En Italie, par exemple, j’ai rencontré quelques stars à photographier ou interviewer. Mais je vous rappelle qu’à cette époque, tout se faisait en argentique — et dans mon cas, en diapositive. Une seule erreur d’exposition, un léger flou, et la photo était bonne pour la poubelle.
Je me souviens notamment d’un shooting avec Laura Lattuada. Elle n’était pas encore très connue, mais suffisamment pour me mettre dans un embarras total. Dès notre première rencontre, elle me regarde de haut en bas et me lance :
— "Mais t’es pas trop jeune pour faire ce métier ?"
Je tente de garder contenance :
— "Il faut bien commencer un jour. Moi, j’ai commencé il y a déjà trois ans."
Elle reste méfiante. Tellement qu’elle me demande de revenir le lendemain avec les photos développées, pour qu’elle puisse les voir avant de donner son accord.

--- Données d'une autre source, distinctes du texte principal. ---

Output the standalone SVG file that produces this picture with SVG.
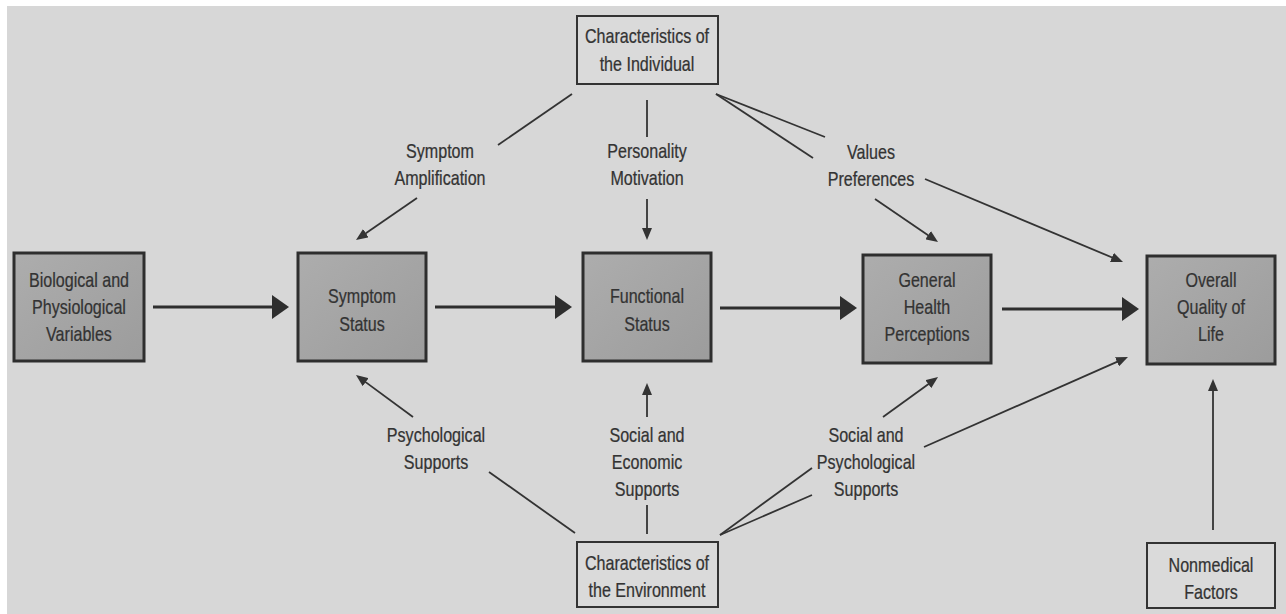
<svg xmlns="http://www.w3.org/2000/svg" width="1286" height="614" viewBox="0 0 1286 614">
<defs>
<style>
.t{font-family:"Liberation Sans",Arial,sans-serif;font-size:20.5px;fill:#333;stroke:#333;stroke-width:0.25;text-anchor:middle}
.box{fill:url(#g);stroke:#2e2e2e;stroke-width:3}
.obox{fill:#dadada;stroke:#333;stroke-width:2}
.main{stroke:#2e2e2e;stroke-width:3;fill:none}
.thin{stroke:#333;stroke-width:1.8;fill:none}
.big{marker-end:url(#ab)}
.sm{marker-end:url(#as)}
</style>
<linearGradient id="g" x1="0" y1="0" x2="1" y2="1">
<stop offset="0" stop-color="#adadad"/>
<stop offset="1" stop-color="#9c9c9c"/>
</linearGradient>
<marker id="ab" markerUnits="userSpaceOnUse" markerWidth="17" markerHeight="24" refX="9" refY="12" orient="auto">
<path d="M0,0 L17,12 L0,24 z" fill="#2e2e2e"/>
</marker>
<marker id="as" markerUnits="userSpaceOnUse" markerWidth="12" markerHeight="10" refX="8" refY="5" orient="auto">
<path d="M0,0 L12,5 L0,10 z" fill="#333"/>
</marker>
</defs>
<rect width="1286" height="614" fill="#ffffff"/>
<rect x="7" y="6" width="1279" height="608" fill="#d7d7d7"/>

<g id="connectors">
<line class="main big" x1="153" y1="307" x2="281" y2="307"/>
<line class="main big" x1="435" y1="307" x2="564" y2="307"/>
<line class="main big" x1="720" y1="308" x2="849" y2="308"/>
<line class="main big" x1="1002" y1="309" x2="1131" y2="309"/>

<line class="thin" x1="572" y1="94" x2="498" y2="145"/>
<line class="thin sm" x1="417" y1="198" x2="359.3" y2="237.7"/>
<line class="thin" x1="647" y1="100" x2="647" y2="137"/>
<line class="thin sm" x1="647" y1="199" x2="647" y2="236"/>
<line class="thin" x1="716" y1="94" x2="825" y2="137"/>
<line class="thin" x1="716" y1="94" x2="813" y2="158"/>
<line class="thin sm" x1="875" y1="199" x2="934.7" y2="239.7"/>
<line class="thin sm" x1="925" y1="179" x2="1119.3" y2="260.5"/>

<line class="thin" x1="575" y1="533" x2="489" y2="472"/>
<line class="thin sm" x1="413" y1="417" x2="359.2" y2="377.4"/>
<line class="thin" x1="647" y1="534" x2="647" y2="505"/>
<line class="thin sm" x1="647" y1="417" x2="647" y2="387"/>
<line class="thin" x1="720" y1="535" x2="812" y2="468"/>
<line class="thin" x1="720" y1="535" x2="812" y2="495"/>
<line class="thin sm" x1="883" y1="417" x2="934.8" y2="379.4"/>
<line class="thin sm" x1="924" y1="447" x2="1124.3" y2="358.6"/>
<line class="thin sm" x1="1213" y1="530" x2="1213" y2="383"/>
</g>

<g id="individual">
<rect class="obox" x="577" y="16" width="141" height="68"/>
<text class="t" transform="translate(647,0) scale(0.785,1)"><tspan x="0" y="43">Characteristics of</tspan><tspan x="0" y="71">the Individual</tspan></text>
</g>
<g id="biological">
<rect class="box" x="14" y="253" width="130" height="108"/>
<text class="t" transform="translate(79,0) scale(0.785,1)"><tspan x="0" y="287">Biological and</tspan><tspan x="0" y="314">Physiological</tspan><tspan x="0" y="341">Variables</tspan></text>
</g>
<g id="symptom">
<rect class="box" x="298" y="253" width="128" height="108"/>
<text class="t" transform="translate(362,0) scale(0.785,1)"><tspan x="0" y="303">Symptom</tspan><tspan x="0" y="331">Status</tspan></text>
</g>
<g id="functional">
<rect class="box" x="583" y="253" width="128" height="108"/>
<text class="t" transform="translate(647,0) scale(0.785,1)"><tspan x="0" y="303">Functional</tspan><tspan x="0" y="331">Status</tspan></text>
</g>
<g id="general">
<rect class="box" x="863" y="255" width="128" height="108"/>
<text class="t" transform="translate(927,0) scale(0.785,1)"><tspan x="0" y="287">General</tspan><tspan x="0" y="314">Health</tspan><tspan x="0" y="341">Perceptions</tspan></text>
</g>
<g id="overall">
<rect class="box" x="1147" y="256" width="128" height="108"/>
<text class="t" transform="translate(1211,0) scale(0.785,1)"><tspan x="0" y="287">Overall</tspan><tspan x="0" y="314">Quality of</tspan><tspan x="0" y="341">Life</tspan></text>
</g>
<g id="environment">
<rect class="obox" x="577" y="542" width="141" height="65"/>
<text class="t" transform="translate(647,0) scale(0.785,1)"><tspan x="0" y="570">Characteristics of</tspan><tspan x="0" y="597">the Environment</tspan></text>
</g>
<g id="nonmedical">
<rect class="obox" x="1147" y="543" width="128" height="65"/>
<text class="t" transform="translate(1211,0) scale(0.785,1)"><tspan x="0" y="572">Nonmedical</tspan><tspan x="0" y="599">Factors</tspan></text>
</g>

<g id="labels">
<text class="t" transform="translate(440,0) scale(0.785,1)"><tspan x="0" y="158">Symptom</tspan><tspan x="0" y="185">Amplification</tspan></text>
<text class="t" transform="translate(647,0) scale(0.785,1)"><tspan x="0" y="158">Personality</tspan><tspan x="0" y="185">Motivation</tspan></text>
<text class="t" transform="translate(871,0) scale(0.785,1)"><tspan x="0" y="159">Values</tspan><tspan x="0" y="186">Preferences</tspan></text>
<text class="t" transform="translate(436,0) scale(0.785,1)"><tspan x="0" y="442">Psychological</tspan><tspan x="0" y="469">Supports</tspan></text>
<text class="t" transform="translate(647,0) scale(0.785,1)"><tspan x="0" y="442">Social and</tspan><tspan x="0" y="469">Economic</tspan><tspan x="0" y="496">Supports</tspan></text>
<text class="t" transform="translate(866,0) scale(0.785,1)"><tspan x="0" y="442">Social and</tspan><tspan x="0" y="469">Psychological</tspan><tspan x="0" y="496">Supports</tspan></text>
</g>
</svg>
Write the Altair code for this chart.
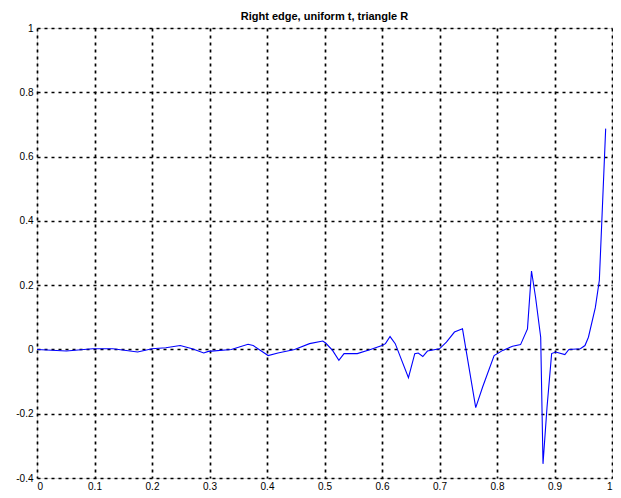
import altair as alt
import pandas as pd

t_vals = [0.0, 0.051, 0.097, 0.132, 0.175, 0.2, 0.224, 0.249, 0.27, 0.29,
          0.298, 0.338, 0.367, 0.376, 0.402, 0.419, 0.448, 0.474, 0.497, 0.502,
          0.514, 0.525, 0.534, 0.557, 0.58, 0.6, 0.606, 0.614, 0.623, 0.646,
          0.657, 0.663, 0.671, 0.679, 0.7, 0.712, 0.726, 0.74, 0.763, 0.775,
          0.795, 0.81, 0.827, 0.841, 0.853, 0.86, 0.867, 0.876, 0.88, 0.887,
          0.895, 0.902, 0.918, 0.925, 0.945, 0.953, 0.959, 0.971, 0.978, 0.989]
y_vals = [0.0, -0.005, 0.002, 0.002, -0.008, 0.002, 0.005, 0.012, 0.002, -0.011,
          -0.006, 0.0, 0.016, 0.012, -0.019, -0.011, 0.0, 0.018, 0.026, 0.02,
          -0.003, -0.034, -0.013, -0.013, 0.0, 0.012, 0.018, 0.04, 0.018, -0.088,
          -0.013, -0.011, -0.022, -0.005, 0.002, 0.023, 0.054, 0.064, -0.181, -0.117,
          -0.019, -0.003, 0.010, 0.015, 0.064, 0.244, 0.163, 0.038, -0.356, -0.18,
          -0.013, -0.008, -0.016, 0.0, 0.002, 0.012, 0.038, 0.13, 0.215, 0.687]

x_ticks = [0, 0.1, 0.2, 0.3, 0.4, 0.5, 0.6, 0.7, 0.8, 0.9, 1]
y_ticks = [-0.4, -0.2, 0, 0.2, 0.4, 0.6, 0.8, 1]

df = pd.DataFrame({"t": t_vals, "y": y_vals, "order": list(range(len(t_vals)))})

font = "Liberation Sans"

chart = alt.Chart(df).mark_line(color="#0000ff", strokeWidth=1.1).encode(
    x=alt.X("t:Q", scale=alt.Scale(domain=[0, 1], nice=False, zero=False),
            axis=alt.Axis(values=x_ticks, labelExpr="'' + datum.value", title=None,
                          grid=True, gridColor="black", gridDash=[3, 4], gridWidth=1.7,
                          gridOpacity=1, ticks=False, domain=False, labelPadding=3,
                          labelFontSize=10, labelColor="black", labelFont=font)),
    y=alt.Y("y:Q", scale=alt.Scale(domain=[-0.4, 1], nice=False, zero=False),
            axis=alt.Axis(values=y_ticks, labelExpr="'' + datum.value", title=None,
                          grid=True, gridColor="black", gridDash=[3, 4], gridWidth=1.7,
                          gridOpacity=1, ticks=False, domain=False, labelPadding=4,
                          labelFontSize=10, labelColor="black", labelFont=font)),
    order="order:Q",
).properties(
    width=575,
    height=450,
    title=alt.TitleParams("Right edge, uniform t, triangle R", fontSize=11,
                          fontWeight="bold", font=font, offset=1, color="black"),
    padding={"left": 29, "top": 20, "right": 1, "bottom": 12},
    autosize=alt.AutoSizeParams(type="none"),
).configure_view(
    stroke="black", strokeWidth=2
).configure(background="white")

chart.save("out.html", embed_options={"renderer": "svg", "actions": False})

Le jour suivant, j’arrive, un peu stressé. Elle m’attend, cigarette à la main, posée, intransigeante. On s’installe, elle regarde chaque cliché, un à un, et commente à voix haute :
— "Ah non, celle-là, horrible."
— "Celle-ci ? Pas possible, efface ça de ma vie."
Au final, elle en garde une vingtaine. Puis, avec une assurance presque théâtrale, elle prend les autres tirages... et les brûle un par un avec sa cigarette.
Était-ce nécessaire ?
Sur le moment, j’ai été anéanti. Je me suis même dit : "Je le mérite."
Mais avec le recul, non. Personne ne mérite ce genre de scène.
Je faisais souvent des allers-retours entre Los Angeles, Londres et Rome, mais Londres est toujours restée spéciale pour moi.
Et après l’an 2000 — le fameux Y2K — j’ai même décidé de m’installer à Londres, où j’ai vécu plus de sept ans.
Mais ça… c’est une autre histoire.
Merci d’avoir lu ce morceau de mon parcours. Ces souvenirs, ces images, ces rencontres font partie de mes débuts, d’une époque révolue, d’un métier qui a bien changé… mais qui continue, encore aujourd’hui, à me passionner.
Peut-être qu’un jour, j’en ferai un livre. En attendant, ces quelques lignes sont ma mémoire en fragments, à travers l’objectif.